* Material
↓

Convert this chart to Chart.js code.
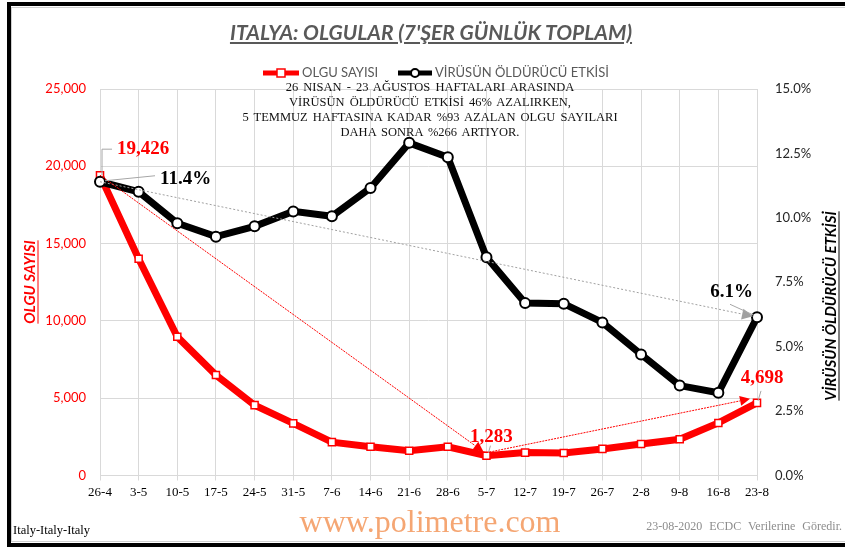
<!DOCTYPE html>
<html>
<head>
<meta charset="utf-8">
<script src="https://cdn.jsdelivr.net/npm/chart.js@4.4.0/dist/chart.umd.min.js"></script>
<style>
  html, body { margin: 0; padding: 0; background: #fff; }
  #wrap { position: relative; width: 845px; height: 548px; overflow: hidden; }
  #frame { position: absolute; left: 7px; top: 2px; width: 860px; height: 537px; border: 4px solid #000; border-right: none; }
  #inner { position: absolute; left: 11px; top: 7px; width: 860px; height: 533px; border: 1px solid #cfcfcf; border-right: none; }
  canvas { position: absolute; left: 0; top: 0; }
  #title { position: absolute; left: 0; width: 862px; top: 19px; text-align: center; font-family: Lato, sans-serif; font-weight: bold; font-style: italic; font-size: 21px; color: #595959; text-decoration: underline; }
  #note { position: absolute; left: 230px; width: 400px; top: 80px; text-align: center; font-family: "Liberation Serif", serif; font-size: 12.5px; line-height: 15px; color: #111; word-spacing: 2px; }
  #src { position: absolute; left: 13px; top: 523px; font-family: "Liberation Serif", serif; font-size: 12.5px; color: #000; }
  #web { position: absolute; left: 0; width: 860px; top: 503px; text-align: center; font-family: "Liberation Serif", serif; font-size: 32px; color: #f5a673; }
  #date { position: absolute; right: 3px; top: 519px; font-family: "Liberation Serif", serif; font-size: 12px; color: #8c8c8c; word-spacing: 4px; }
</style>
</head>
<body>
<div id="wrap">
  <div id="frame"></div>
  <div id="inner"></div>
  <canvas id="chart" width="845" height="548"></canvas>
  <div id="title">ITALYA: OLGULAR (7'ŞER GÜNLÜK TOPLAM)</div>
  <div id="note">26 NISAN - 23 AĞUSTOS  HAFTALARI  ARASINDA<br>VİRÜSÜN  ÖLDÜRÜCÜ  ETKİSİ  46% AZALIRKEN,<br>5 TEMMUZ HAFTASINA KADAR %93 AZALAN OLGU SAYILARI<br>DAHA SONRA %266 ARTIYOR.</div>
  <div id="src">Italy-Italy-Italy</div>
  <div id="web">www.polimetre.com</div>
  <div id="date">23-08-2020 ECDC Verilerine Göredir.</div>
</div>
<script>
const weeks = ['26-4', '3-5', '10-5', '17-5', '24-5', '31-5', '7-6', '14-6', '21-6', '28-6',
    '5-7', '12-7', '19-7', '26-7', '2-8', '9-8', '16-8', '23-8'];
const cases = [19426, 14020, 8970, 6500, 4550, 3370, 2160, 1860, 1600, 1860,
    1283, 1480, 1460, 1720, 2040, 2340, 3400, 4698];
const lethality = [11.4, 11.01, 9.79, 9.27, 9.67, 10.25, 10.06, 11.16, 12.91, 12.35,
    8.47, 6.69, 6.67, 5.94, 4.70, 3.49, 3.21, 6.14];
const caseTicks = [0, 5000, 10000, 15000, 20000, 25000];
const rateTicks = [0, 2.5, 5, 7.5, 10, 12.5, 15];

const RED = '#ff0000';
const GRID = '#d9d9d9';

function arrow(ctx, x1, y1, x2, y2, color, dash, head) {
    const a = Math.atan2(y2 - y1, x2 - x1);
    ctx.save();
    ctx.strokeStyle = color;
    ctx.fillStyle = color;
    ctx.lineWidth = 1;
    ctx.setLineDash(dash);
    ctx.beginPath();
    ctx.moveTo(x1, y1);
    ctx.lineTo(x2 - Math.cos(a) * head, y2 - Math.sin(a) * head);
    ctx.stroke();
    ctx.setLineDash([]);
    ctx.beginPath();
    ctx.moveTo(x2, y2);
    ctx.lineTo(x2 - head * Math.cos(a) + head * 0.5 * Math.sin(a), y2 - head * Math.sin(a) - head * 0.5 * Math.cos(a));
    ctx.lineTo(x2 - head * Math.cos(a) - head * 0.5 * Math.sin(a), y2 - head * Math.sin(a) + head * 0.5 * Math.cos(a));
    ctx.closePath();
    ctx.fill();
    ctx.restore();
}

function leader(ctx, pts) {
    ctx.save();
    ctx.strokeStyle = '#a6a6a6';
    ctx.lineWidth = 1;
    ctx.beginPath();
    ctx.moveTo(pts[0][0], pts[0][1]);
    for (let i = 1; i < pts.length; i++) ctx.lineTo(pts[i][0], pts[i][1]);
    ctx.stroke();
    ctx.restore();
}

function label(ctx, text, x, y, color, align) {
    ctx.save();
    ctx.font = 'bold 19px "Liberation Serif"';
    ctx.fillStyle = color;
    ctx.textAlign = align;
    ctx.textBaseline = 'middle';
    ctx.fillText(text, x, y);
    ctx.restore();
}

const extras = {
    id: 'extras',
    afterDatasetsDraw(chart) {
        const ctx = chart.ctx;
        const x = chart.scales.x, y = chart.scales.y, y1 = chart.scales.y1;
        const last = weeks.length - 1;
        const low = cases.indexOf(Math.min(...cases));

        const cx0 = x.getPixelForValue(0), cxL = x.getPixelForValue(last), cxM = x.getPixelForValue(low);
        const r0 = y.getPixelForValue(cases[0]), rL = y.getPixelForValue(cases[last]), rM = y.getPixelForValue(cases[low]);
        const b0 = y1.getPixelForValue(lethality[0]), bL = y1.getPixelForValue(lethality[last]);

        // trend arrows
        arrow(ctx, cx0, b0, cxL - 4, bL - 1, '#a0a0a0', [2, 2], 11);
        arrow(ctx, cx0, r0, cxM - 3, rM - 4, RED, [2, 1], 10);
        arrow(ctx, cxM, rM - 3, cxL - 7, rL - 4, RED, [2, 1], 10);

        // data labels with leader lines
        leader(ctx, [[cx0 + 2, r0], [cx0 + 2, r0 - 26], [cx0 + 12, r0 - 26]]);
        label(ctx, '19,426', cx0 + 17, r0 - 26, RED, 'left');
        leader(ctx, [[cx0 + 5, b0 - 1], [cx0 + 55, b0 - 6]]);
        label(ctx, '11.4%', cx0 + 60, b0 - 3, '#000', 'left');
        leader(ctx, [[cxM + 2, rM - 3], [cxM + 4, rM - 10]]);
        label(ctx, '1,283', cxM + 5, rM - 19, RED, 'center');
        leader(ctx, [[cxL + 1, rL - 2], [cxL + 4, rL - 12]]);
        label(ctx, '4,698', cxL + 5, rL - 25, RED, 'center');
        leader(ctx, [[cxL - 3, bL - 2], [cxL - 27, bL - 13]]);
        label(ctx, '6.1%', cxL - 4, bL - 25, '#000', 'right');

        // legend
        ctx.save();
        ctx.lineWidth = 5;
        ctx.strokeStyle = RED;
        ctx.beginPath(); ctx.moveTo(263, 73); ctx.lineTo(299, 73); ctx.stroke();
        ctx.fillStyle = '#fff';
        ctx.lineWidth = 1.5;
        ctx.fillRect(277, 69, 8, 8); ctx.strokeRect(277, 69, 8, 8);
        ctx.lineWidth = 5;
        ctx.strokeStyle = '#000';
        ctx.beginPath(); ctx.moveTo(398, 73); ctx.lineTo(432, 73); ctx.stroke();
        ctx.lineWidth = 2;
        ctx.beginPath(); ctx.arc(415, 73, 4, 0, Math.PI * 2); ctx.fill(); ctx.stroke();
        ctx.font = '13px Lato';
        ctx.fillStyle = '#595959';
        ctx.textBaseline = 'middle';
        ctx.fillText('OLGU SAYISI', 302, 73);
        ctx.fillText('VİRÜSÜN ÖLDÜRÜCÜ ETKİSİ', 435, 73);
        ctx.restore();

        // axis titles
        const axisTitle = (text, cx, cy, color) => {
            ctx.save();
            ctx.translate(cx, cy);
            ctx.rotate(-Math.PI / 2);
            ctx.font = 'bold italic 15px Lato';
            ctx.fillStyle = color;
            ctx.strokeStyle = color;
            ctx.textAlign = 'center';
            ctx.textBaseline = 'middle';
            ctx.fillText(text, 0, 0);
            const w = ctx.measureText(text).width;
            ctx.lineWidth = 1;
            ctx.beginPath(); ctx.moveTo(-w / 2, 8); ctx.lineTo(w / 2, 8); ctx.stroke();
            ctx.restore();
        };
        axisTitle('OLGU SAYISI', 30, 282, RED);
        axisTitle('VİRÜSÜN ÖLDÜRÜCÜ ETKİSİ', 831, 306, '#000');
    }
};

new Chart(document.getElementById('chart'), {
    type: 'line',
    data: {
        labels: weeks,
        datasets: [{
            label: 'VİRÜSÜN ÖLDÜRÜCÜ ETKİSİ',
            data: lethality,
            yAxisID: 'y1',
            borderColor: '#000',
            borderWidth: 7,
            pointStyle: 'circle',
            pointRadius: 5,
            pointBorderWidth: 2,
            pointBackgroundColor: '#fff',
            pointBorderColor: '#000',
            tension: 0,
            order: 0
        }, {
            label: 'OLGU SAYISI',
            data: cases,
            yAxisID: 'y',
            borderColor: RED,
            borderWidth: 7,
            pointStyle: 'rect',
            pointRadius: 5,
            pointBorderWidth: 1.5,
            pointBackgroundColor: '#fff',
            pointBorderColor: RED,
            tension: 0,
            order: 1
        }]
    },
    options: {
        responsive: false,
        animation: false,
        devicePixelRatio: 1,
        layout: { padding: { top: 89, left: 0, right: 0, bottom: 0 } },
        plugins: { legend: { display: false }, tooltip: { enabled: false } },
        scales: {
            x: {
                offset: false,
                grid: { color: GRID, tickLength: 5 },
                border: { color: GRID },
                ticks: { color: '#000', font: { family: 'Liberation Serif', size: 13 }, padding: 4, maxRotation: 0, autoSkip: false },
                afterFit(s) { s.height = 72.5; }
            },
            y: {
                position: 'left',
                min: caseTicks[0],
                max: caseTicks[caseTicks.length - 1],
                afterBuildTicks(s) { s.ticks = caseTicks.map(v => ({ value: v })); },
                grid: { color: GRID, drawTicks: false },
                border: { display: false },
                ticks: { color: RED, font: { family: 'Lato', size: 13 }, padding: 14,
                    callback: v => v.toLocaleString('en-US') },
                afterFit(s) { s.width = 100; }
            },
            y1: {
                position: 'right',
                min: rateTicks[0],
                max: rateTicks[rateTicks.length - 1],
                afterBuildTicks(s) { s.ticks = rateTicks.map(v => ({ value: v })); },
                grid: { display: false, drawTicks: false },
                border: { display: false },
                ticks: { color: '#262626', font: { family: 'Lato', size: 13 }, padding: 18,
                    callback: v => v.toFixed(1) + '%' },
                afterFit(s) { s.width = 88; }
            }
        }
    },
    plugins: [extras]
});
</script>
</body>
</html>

↑

* Work to do
Pick out every line above that contains the word "chart" and copy it.

* The output
Convert this chart to Chart.js code.
<script src="https://cdn.jsdelivr.net/npm/chart.js@4.4.0/dist/chart.umd.min.js"></script>
  <canvas id="chart" width="845" height="548"></canvas>
    afterDatasetsDraw(chart) {
        const ctx = chart.ctx;
        const x = chart.scales.x, y = chart.scales.y, y1 = chart.scales.y1;
new Chart(document.getElementById('chart'), {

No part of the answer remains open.